You know, there are those who equate Israel with Nazism too. I don't find that terribly enlightening either. Certainly if one looks at who has actually been crushing other peoples of late, one could say that the jackboot is on the other foot these days, but there are levels of oppression that are not quite as bad as that carried out by the Nazis. As for Hezbollah being like the Nazis- if Hezbollah had the power to do to Israel what Israel has just done to Lebanon, I'd be more worried. What capacity does Hezbollah actually have to destroy Israel? None. The only valid point in Kenney's statement is that being a political party doesn't stop a political organization from being hate-filled and perncious. But is there really nothing to talk about with Hezbollah? Simply equating them with the Nazis is not an argument, anymore than equating Israel with Nazi Germany is.

Even worse, Kenney says that "the decision by three opposition MPs - a Liberal, a New Democrat and a Bloc member - to visit Lebanon this week offers political legitimacy to Hezbollah. " Not only do we not have anything to talk about with Hezbollah, we apparently have nothing to discuss with the Lebanese, nor need we concern ourselves about looking at the consequences for them of Israel's attack on them. Nice.

Meanwhile, Liberal leadership hopeful Gerard Kennedy has distanced himself from the Liberal MP who was with the visiting delegation of MP`s (Borys Wrzesnewskyj), saying:

"I think that you can't sanction violence. We have to operate according to principles and one of the principles is not to acknowledge bodies that will not abide by basic human rights and international law," Kennedy said.

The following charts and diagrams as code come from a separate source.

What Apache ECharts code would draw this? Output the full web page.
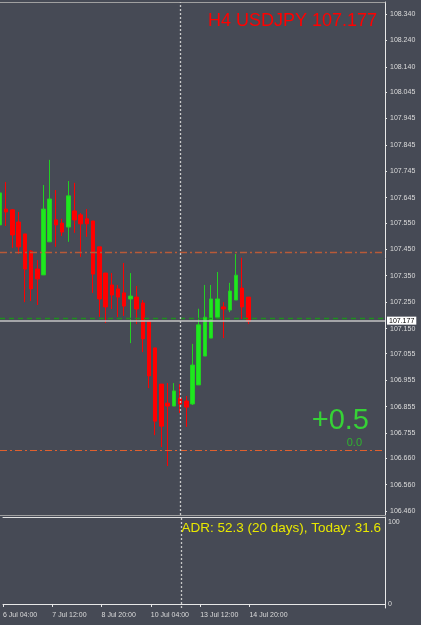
<!DOCTYPE html>
<html>
<head>
<meta charset="utf-8">
<title>H4 USDJPY</title>
<script src="https://cdn.jsdelivr.net/npm/echarts@6/dist/echarts.min.js"></script>
<style>
  html, body { margin: 0; padding: 0; background: #464a55; }
  #main { width: 421px; height: 625px; }
</style>
</head>
<body>
<div id="main"></div>
<script>
// H4 candles, broker time
var times = ['6 Jul 04:00','6 Jul 08:00','6 Jul 12:00','6 Jul 16:00','6 Jul 20:00',
  '7 Jul 00:00','7 Jul 04:00','7 Jul 08:00','7 Jul 12:00','7 Jul 16:00','7 Jul 20:00',
  '8 Jul 00:00','8 Jul 04:00','8 Jul 08:00','8 Jul 12:00','8 Jul 16:00','8 Jul 20:00',
  '9 Jul 00:00','9 Jul 04:00','9 Jul 08:00','9 Jul 12:00','9 Jul 16:00','9 Jul 20:00',
  '10 Jul 00:00','10 Jul 04:00','10 Jul 08:00','10 Jul 12:00','10 Jul 16:00','10 Jul 20:00',
  '13 Jul 00:00','13 Jul 04:00','13 Jul 08:00','13 Jul 12:00','13 Jul 16:00','13 Jul 20:00',
  '14 Jul 00:00','14 Jul 04:00','14 Jul 08:00','14 Jul 12:00','14 Jul 16:00','14 Jul 20:00'];

var opens  = [107.542,107.602,107.599,107.553,107.508,107.443,107.375,107.353,107.478,107.561,107.549,107.534,107.595,107.580,107.565,107.557,107.459,107.360,107.315,107.300,107.285,107.262,107.269,107.247,107.179,107.077,106.940,106.868,106.857,106.887,106.876,106.865,106.937,107.046,107.114,107.193,107.232,107.220,107.258,107.303,107.269];
var closes = [107.663,107.591,107.504,107.459,107.375,107.300,107.338,107.602,107.640,107.542,107.515,107.652,107.561,107.546,107.546,107.356,107.262,107.232,107.277,107.269,107.235,107.273,107.224,107.111,106.971,106.800,106.781,106.857,106.914,106.865,106.853,107.012,107.164,107.193,107.262,107.262,107.224,107.292,107.352,107.232,107.177];
var lows   = [107.530,107.538,107.455,107.432,107.250,107.254,107.239,107.353,107.478,107.459,107.500,107.478,107.512,107.421,107.497,107.285,107.194,107.171,107.224,107.194,107.198,107.095,107.167,107.061,106.925,106.747,106.702,106.630,106.857,106.831,106.778,106.861,106.937,107.046,107.114,107.193,107.114,107.212,107.258,107.186,107.167];
var highs  = [107.686,107.704,107.602,107.591,107.508,107.447,107.409,107.693,107.788,107.674,107.565,107.708,107.701,107.587,107.602,107.557,107.459,107.360,107.360,107.315,107.398,107.360,107.311,107.258,107.179,107.077,106.940,106.944,106.944,106.940,106.895,107.092,107.225,107.315,107.315,107.364,107.250,107.323,107.432,107.418,107.269];

var priceTicks = [108.340,108.240,108.140,108.045,107.945,107.845,107.745,107.645,107.550,107.450,107.350,107.250,107.150,107.055,106.955,106.855,106.755,106.660,106.560,106.460];
var subTicks = [0, 100];

var bid = 107.177;
var ask = 107.189;
var upperLevel = 107.441;
var lowerLevel = 106.687;
var weekSeparator = '13 Jul 00:00';

var titleText = 'H4 USDJPY 107.177';
var changeText = '+0.5';
var changeSubText = '0.0';
var adrText = 'ADR: 52.3 (20 days), Today: 31.6';

var candles = [];
for (var i = 0; i < times.length; i++) {
  candles.push([opens[i], closes[i], lows[i], highs[i]]);
}

var labelColor = '#dcdcdc';
var fontFamily = 'Liberation Sans, Arial, sans-serif';

function showLabel(index) {
  return index % 8 === 0 && index < times.length;
}

// plain border axis (no ticks, no labels)
function borderAxis(gridIndex, position, color) {
  return {
    type: 'category', gridIndex: gridIndex, position: position, data: times, max: 62,
    boundaryGap: false,
    axisLine: { show: true, lineStyle: { color: color } },
    axisTick: { show: false }, axisLabel: { show: false }, splitLine: { show: false }
  };
}

var separatorStyle = { color: '#c8c8c8', width: 1.3, type: [2, 2] };

var option = {
  backgroundColor: '#464a55',
  animation: false,
  title: [
    { text: titleText, right: 44, top: 12, padding: 0,
      textStyle: { color: '#ff0000', fontSize: 18, fontWeight: 'normal', fontFamily: fontFamily } },
    { text: changeText, right: 52, top: 406, padding: 0,
      textStyle: { color: '#36d236', fontSize: 29, fontWeight: 'normal', fontFamily: fontFamily } },
    { text: changeSubText, right: 59, top: 437, padding: 0,
      textStyle: { color: '#2fb42f', fontSize: 11, fontWeight: 'normal', fontFamily: fontFamily } },
    { text: adrText, right: 40, top: 521, padding: 0,
      textStyle: { color: '#e8e800', fontSize: 13.5, fontWeight: 'normal', fontFamily: fontFamily } }
  ],
  grid: [
    { left: -1, right: 36, top: 2, height: 513 },
    { left: -1, right: 36, top: 517, height: 91 }
  ],
  xAxis: [
    borderAxis(0, 'bottom', '#a0a0a0'),
    { type: 'category', gridIndex: 1, position: 'bottom', data: times, max: 62, boundaryGap: false,
      axisLine: { show: true, lineStyle: { color: '#e8e8e8' } },
      axisTick: { show: true, interval: showLabel, length: 3, lineStyle: { color: '#e8e8e8' } },
      axisLabel: { show: true, interval: showLabel, align: 'left', margin: 4,
        color: labelColor, fontSize: 7, fontFamily: fontFamily },
      splitLine: { show: false } },
    borderAxis(0, 'top', '#a0a0a0'),
    borderAxis(1, 'top', '#e0e0e0')
  ],
  yAxis: [
    { type: 'value', gridIndex: 0, position: 'right', scale: true,
      min: 106.445, max: 108.385,
      axisLine: { show: true, lineStyle: { color: '#e8e8e8' } },
      axisTick: { show: true, length: 2, customValues: priceTicks, lineStyle: { color: '#e8e8e8' } },
      axisLabel: { show: true, customValues: priceTicks, margin: 5, color: labelColor,
        fontSize: 7, fontFamily: fontFamily,
        formatter: function (v) { return v.toFixed(3); } },
      splitLine: { show: false } },
    { type: 'value', gridIndex: 1, position: 'right',
      min: -4.9, max: 106.1,
      axisLine: { show: true, lineStyle: { color: '#e8e8e8' } },
      axisTick: { show: false },
      axisLabel: { show: true, customValues: subTicks, margin: 3, color: labelColor,
        fontSize: 7, fontFamily: fontFamily },
      splitLine: { show: false } }
  ],
  series: [
    {
      type: 'candlestick',
      xAxisIndex: 0,
      yAxisIndex: 0,
      data: candles,
      barWidth: 4,
      clip: true,
      itemStyle: {
        color: '#1ee81e',
        color0: '#ff0000',
        borderColor: '#22d022',
        borderColor0: '#ff0000',
        borderWidth: 1
      },
      markLine: {
        silent: true,
        symbol: 'none',
        animation: false,
        label: { show: false },
        data: [
          { yAxis: upperLevel, lineStyle: { color: '#b85a38', width: 1.3, type: [7, 3, 2, 3] } },
          { yAxis: lowerLevel, lineStyle: { color: '#e0602e', width: 1, type: [7, 3, 2, 3] } },
          { yAxis: ask, lineStyle: { color: '#1f8f1f', width: 1.3, type: [5, 4] } },
          { yAxis: bid, lineStyle: { color: '#c4c4c4', width: 1.5, type: 'solid' },
            label: { show: true, position: 'end', distance: 2, formatter: bid.toFixed(3),
              backgroundColor: '#ffffff', color: '#000000', fontSize: 7, fontFamily: fontFamily,
              padding: [1, 2, 0, 2] } },
          { xAxis: weekSeparator, lineStyle: separatorStyle }
        ]
      }
    },
    {
      type: 'line',
      xAxisIndex: 1,
      yAxisIndex: 1,
      data: [],
      markLine: {
        silent: true,
        symbol: 'none',
        animation: false,
        label: { show: false },
        data: [ { xAxis: weekSeparator, lineStyle: separatorStyle } ]
      }
    }
  ]
};

var myChart = echarts.init(document.getElementById('main'));
myChart.setOption(option);
</script>
</body>
</html>
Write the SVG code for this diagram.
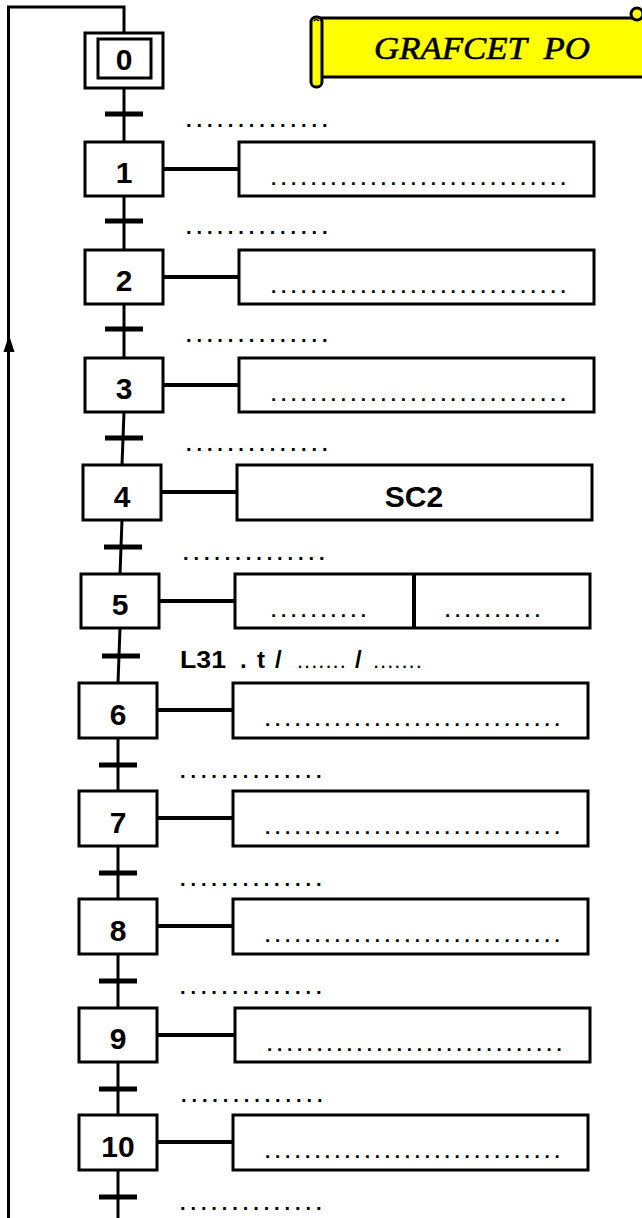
<svg xmlns="http://www.w3.org/2000/svg" width="642" height="1218" viewBox="0 0 642 1218">
<style>
.box{fill:#fff;stroke:#000;stroke-width:3}
.ln{fill:none;stroke:#000;stroke-width:3}
.lk{fill:none;stroke:#000;stroke-width:4}
.bar{stroke:#000;stroke-width:5}
.num{font-family:"Liberation Sans",Arial,sans-serif;font-weight:bold;font-size:30px;text-anchor:middle}
.tr{font-family:"Liberation Sans",Arial,sans-serif;font-weight:bold;font-size:20px;letter-spacing:4.9px}
.ac{font-family:"Liberation Sans",Arial,sans-serif;font-weight:bold;font-size:19px;letter-spacing:4.7px}
.lb{font-family:"Liberation Sans",Arial,sans-serif;font-weight:bold;font-size:24px}
.ld{font-family:"Liberation Sans",Arial,sans-serif;font-size:22px;letter-spacing:1px}
</style>
<rect width="642" height="1218" fill="#fff"/>
<g id="title">
<rect x="318" y="18" width="330" height="59" fill="#ffff00" stroke="#000" stroke-width="3"/>
<circle cx="637" cy="14" r="6" fill="#ffff00" stroke="#000" stroke-width="3"/>
<rect x="311" y="17" width="11" height="70" rx="5" fill="#ffff00" stroke="#000" stroke-width="3"/>
<path d="M314 21 Q316 18 319 21" fill="none" stroke="#000" stroke-width="1.5"/>
<text x="482" y="59" font-family="Liberation Serif,Times New Roman,serif" font-style="italic" font-size="32" text-anchor="middle" textLength="216" lengthAdjust="spacingAndGlyphs" stroke="#000" stroke-width="0.6" style="white-space:pre">GRAFCET  PO</text>
</g>
<g id="connectors">
<path class="ln" d="M124 33 V7 H8.5 V1218"/>
<polygon points="9,335 3.5,352 14.5,352" fill="#000"/>
<path class="ln" d="M124 88 V142 M124 196 V250 M124 304 V358 M124 412 L122 465 M122 520 L120 574 M120 628 L118 683 M118 738 V791 M118 846 V899 M118 954 V1008 M118 1062 V1115 M118 1170 V1218"/>
<path class="bar" d="M105 114 H143 M105 221 H143 M105 329 H143 M105 438 H143 M104 547 H142 M102 656 H140 M99 765 H137 M99 873 H137 M99 981 H137 M99 1089 H137 M99 1197 H137"/>
<path class="lk" d="M163 169 H239 M163 277 H239 M163 385 H239 M161 492 H237 M159 601 H235 M157 710 H233 M157 818 H233 M157 926 H233 M157 1035 H235 M157 1142 H233"/>
</g>
<g id="transitions">
<text class="tr" x="186" y="127">..............</text>
<text class="tr" x="186" y="234">..............</text>
<text class="tr" x="186" y="342">..............</text>
<text class="tr" x="186" y="451">..............</text>
<text class="tr" x="183" y="560">..............</text>
<g id="label5">
<text class="lb" x="180" y="668" textLength="46" lengthAdjust="spacingAndGlyphs">L31</text>
<text class="lb" x="240" y="668" font-size="28">.</text>
<text class="lb" x="257" y="668">t</text>
<text class="lb" x="275" y="668">/</text>
<text class="ld" x="297" y="668">.......</text>
<text class="lb" x="355" y="668">/</text>
<text class="ld" x="373" y="668">.......</text>
</g>
<text class="tr" x="180" y="778">..............</text>
<text class="tr" x="180" y="886">..............</text>
<text class="tr" x="180" y="994">..............</text>
<text class="tr" x="181" y="1102">..............</text>
<text class="tr" x="180" y="1210">..............</text>
</g>
<g id="step0"><rect class="box" x="85" y="33" width="78" height="55"/><rect class="box" x="98" y="39" width="53" height="39"/><text class="num" x="124" y="70">0</text></g>
<g id="step1"><rect class="box" x="85" y="142" width="78" height="54"/><text class="num" x="124" y="183">1</text></g>
<g id="step2"><rect class="box" x="85" y="250" width="78" height="54"/><text class="num" x="124" y="291">2</text></g>
<g id="step3"><rect class="box" x="85" y="358" width="78" height="54"/><text class="num" x="124" y="399">3</text></g>
<g id="step4"><rect class="box" x="83" y="465" width="78" height="55"/><text class="num" x="122" y="507">4</text></g>
<g id="step5"><rect class="box" x="81" y="574" width="78" height="54"/><text class="num" x="120" y="615">5</text></g>
<g id="step6"><rect class="box" x="79" y="683" width="78" height="55"/><text class="num" x="118" y="725">6</text></g>
<g id="step7"><rect class="box" x="79" y="791" width="78" height="55"/><text class="num" x="118" y="833">7</text></g>
<g id="step8"><rect class="box" x="79" y="899" width="78" height="55"/><text class="num" x="118" y="941">8</text></g>
<g id="step9"><rect class="box" x="79" y="1008" width="78" height="54"/><text class="num" x="118" y="1049">9</text></g>
<g id="step10"><rect class="box" x="79" y="1115" width="78" height="55"/><text class="num" x="118" y="1157">10</text></g>
<g id="action1"><rect class="box" x="239" y="142" width="355" height="54"/><text class="ac" x="271" y="185">..............................</text></g>
<g id="action2"><rect class="box" x="239" y="250" width="355" height="54"/><text class="ac" x="271" y="293">..............................</text></g>
<g id="action3"><rect class="box" x="239" y="358" width="355" height="54"/><text class="ac" x="271" y="401">..............................</text></g>
<g id="action4"><rect class="box" x="237" y="465" width="355" height="55"/><text class="num" x="414" y="507">SC2</text></g>
<g id="action5"><rect class="box" x="235" y="574" width="355" height="54"/><line x1="414" y1="574" x2="414" y2="628" stroke="#000" stroke-width="4"/><text class="ac" x="271" y="617">..........</text><text class="ac" x="445" y="617">..........</text></g>
<g id="action6"><rect class="box" x="233" y="683" width="355" height="55"/><text class="ac" x="265" y="726">..............................</text></g>
<g id="action7"><rect class="box" x="233" y="791" width="355" height="55"/><text class="ac" x="265" y="834">..............................</text></g>
<g id="action8"><rect class="box" x="233" y="899" width="355" height="55"/><text class="ac" x="265" y="942">..............................</text></g>
<g id="action9"><rect class="box" x="235" y="1008" width="355" height="54"/><text class="ac" x="267" y="1051">..............................</text></g>
<g id="action10"><rect class="box" x="233" y="1115" width="355" height="55"/><text class="ac" x="265" y="1158">..............................</text></g>
</svg>
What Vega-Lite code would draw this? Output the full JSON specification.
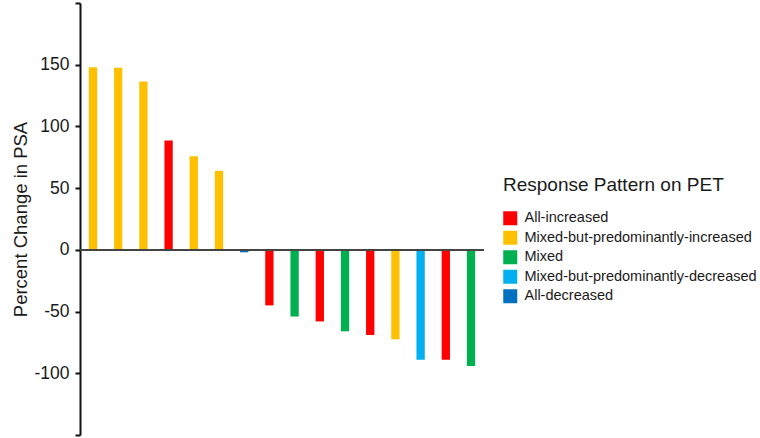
{
  "$schema": "https://vega.github.io/schema/vega-lite/v6.json",
  "autosize": "none",
  "width": 404,
  "height": 432,
  "padding": {"left": 80, "top": 3, "right": 276, "bottom": 3},
  "background": "white",
  "config": {
    "view": {"stroke": null},
    "font": "Liberation Sans"
  },
  "data": {
    "values": [
      {"id": 1, "change": 148, "pattern": "Mixed-but-predominantly-increased"},
      {"id": 2, "change": 147.5, "pattern": "Mixed-but-predominantly-increased"},
      {"id": 3, "change": 136.5, "pattern": "Mixed-but-predominantly-increased"},
      {"id": 4, "change": 88.5, "pattern": "All-increased"},
      {"id": 5, "change": 75.8, "pattern": "Mixed-but-predominantly-increased"},
      {"id": 6, "change": 64, "pattern": "Mixed-but-predominantly-increased"},
      {"id": 7, "change": -2, "pattern": "All-decreased"},
      {"id": 8, "change": -45, "pattern": "All-increased"},
      {"id": 9, "change": -54, "pattern": "Mixed"},
      {"id": 10, "change": -58, "pattern": "All-increased"},
      {"id": 11, "change": -66, "pattern": "Mixed"},
      {"id": 12, "change": -69, "pattern": "All-increased"},
      {"id": 13, "change": -72.5, "pattern": "Mixed-but-predominantly-increased"},
      {"id": 14, "change": -89, "pattern": "Mixed-but-predominantly-decreased"},
      {"id": 15, "change": -89, "pattern": "All-increased"},
      {"id": 16, "change": -94, "pattern": "Mixed"}
    ]
  },
  "layer": [
    {
      "mark": {"type": "bar"},
      "encoding": {
        "x": {
          "field": "id",
          "type": "ordinal",
          "axis": null,
          "scale": {"paddingInner": 0.67, "paddingOuter": 0.35}
        },
        "y": {
          "field": "change",
          "type": "quantitative",
          "scale": {"domain": [-150, 200], "nice": false, "zero": false},
          "axis": {
            "title": "Percent Change in PSA",
            "titleFontSize": 18.5,
            "titleFontWeight": "normal",
            "titleColor": "#1a1a1a",
            "titlePadding": 3,
            "values": [-150, -100, -50, 0, 50, 100, 150, 200],
            "labelExpr": "datum.value == -150 || datum.value == 200 ? '' : '' + datum.value",
            "labelFontSize": 17.5,
            "labelColor": "#1a1a1a",
            "labelPadding": 6,
            "tickSize": 5,
            "tickWidth": 2,
            "tickColor": "#111111",
            "domainColor": "#111111",
            "domainWidth": 2,
            "grid": false
          }
        },
        "color": {
          "field": "pattern",
          "type": "nominal",
          "scale": {
            "domain": ["All-increased", "Mixed-but-predominantly-increased", "Mixed", "Mixed-but-predominantly-decreased", "All-decreased"],
            "range": ["#FF0000", "#FFC000", "#00B050", "#00B0F0", "#0070C0"]
          },
          "legend": {
            "title": "Response Pattern on PET",
            "orient": "none",
            "legendX": 423,
            "legendY": 173,
            "titleFontSize": 19,
            "titleFontWeight": "normal",
            "titleColor": "#1a1a1a",
            "titlePadding": 16,
            "titleLimit": 400,
            "labelFontSize": 14.5,
            "labelColor": "#1a1a1a",
            "labelOffset": 7,
            "symbolType": "square",
            "symbolSize": 196,
            "symbolStrokeWidth": 0,
            "symbolOpacity": 1,
            "rowPadding": 3.5,
            "labelLimit": 400
          }
        }
      }
    },
    {
      "mark": {"type": "rule", "color": "#444444", "strokeWidth": 1.5},
      "encoding": {"y": {"datum": 0, "type": "quantitative"}}
    }
  ]
}
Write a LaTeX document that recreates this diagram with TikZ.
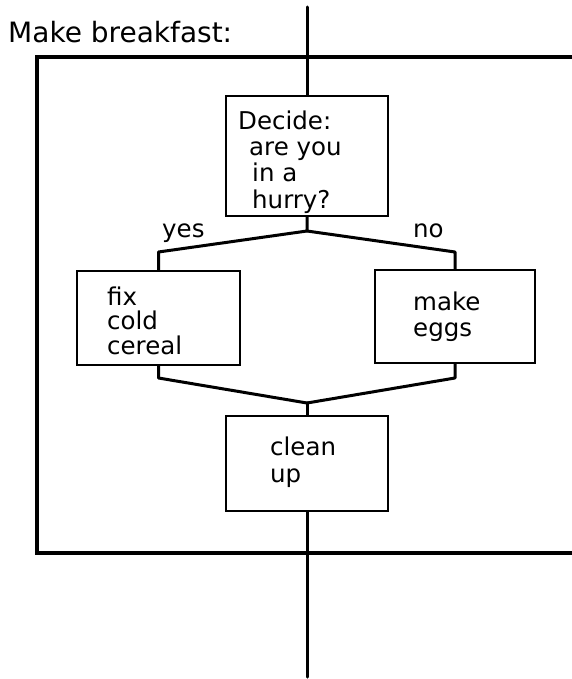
\documentclass[tikz,border=0pt]{standalone}
\usepackage{fontspec}
\setmainfont{DejaVu Sans}
\newfontfamily\hand{DejaVu Sans}
\begin{document}
\begin{tikzpicture}[x=1pt,y=-1pt,
  box/.style={draw,line width=2pt,inner sep=0pt,fill=white},
  conn/.style={line width=3pt,line join=round,line cap=round},
  frame/.style={line width=4pt,line join=miter},
  txt/.style={anchor=base west,inner sep=0pt,font=\hand\fontsize{24.5}{28}\selectfont},
  ttl/.style={anchor=base west,inner sep=0pt,font=\hand\fontsize{28}{32}\selectfont}]
\useasboundingbox (0,0) rectangle (572,679);
% swimlane frame
\draw[frame] (572,57) -- (37,57) -- (37,553) -- (572,553);
\node[ttl] (title) at (8,43) {Make breakfast:};
% boxes
\node[box,minimum width=162pt,minimum height=120pt] (decide) at (307,156) {};
\node[box,minimum width=163pt,minimum height=94pt] (cereal) at (158.5,318) {};
\node[box,minimum width=160pt,minimum height=93pt] (eggs) at (455,316.5) {};
\node[box,minimum width=162pt,minimum height=95pt] (clean) at (307,463.5) {};
% coordinates
\coordinate (top) at (307,7);
\coordinate (split) at (307,231);
\coordinate (ly) at (158.5,252);
\coordinate (ry) at (455,252);
\coordinate (lm) at (158.5,378);
\coordinate (rm) at (455,378);
\coordinate (merge) at (307,403);
\coordinate (bottom) at (307,677);
% connectors
\draw[conn] (top) -- (decide.north);
\draw[conn] (decide.south) -- (split) -- (ly) -- (cereal.north);
\draw[conn] (split) -- (ry) -- (eggs.north);
\draw[conn] (cereal.south) -- (lm) -- (merge);
\draw[conn] (eggs.south) -- (rm) -- (merge);
\draw[conn] (merge) -- (clean.north);
\draw[conn] (clean.south) -- (bottom);
% texts
\node[txt] (t1) at (238,130) {Decide:};
\node[txt] (t2) at (249,156) {are you};
\node[txt] (t3) at (252,182) {in a};
\node[txt] (t4) at (252,208) {hurry?};
\node[txt] (yes) at (162,237) {yes};
\node[txt] (no) at (413,237) {no};
\node[txt] (c1) at (107,305) {fix};
\node[txt] (c2) at (107,329) {cold};
\node[txt] (c3) at (107,354) {cereal};
\node[txt] (e1) at (413,310) {make};
\node[txt] (e2) at (413,336) {eggs};
\node[txt] (u1) at (270,455) {clean};
\node[txt] (u2) at (270,482) {up};
\end{tikzpicture}
\end{document}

Really? Surely this "principle" would lead to us not recognizing Israel- and I am against not recognizing Israel, by the way. Do I really need to trot out all the examples of Israel`s human rights and international law violations? Furthermore, we could also not, as a matter of principle, recognize China, Syria, Iran, and...the United States. As for "not sanctioning violence", allow me a moment to break into derisive laughter- unless Kennedy is a strict pacifist he is talking gibberish. If to recognize a body was to sanction its violence, then our mere recognition of a country like Israel (or the United States) as a legitimate body would sanction all its acts of violence. I`m not into realpolitik. I am into dealing with the reality of how the world actually is, and not getting diverted by"principles" that no one has any serious intention of applying across the board, and which are therefore not principles at all, but rather a whole lot of rhetorical hot air.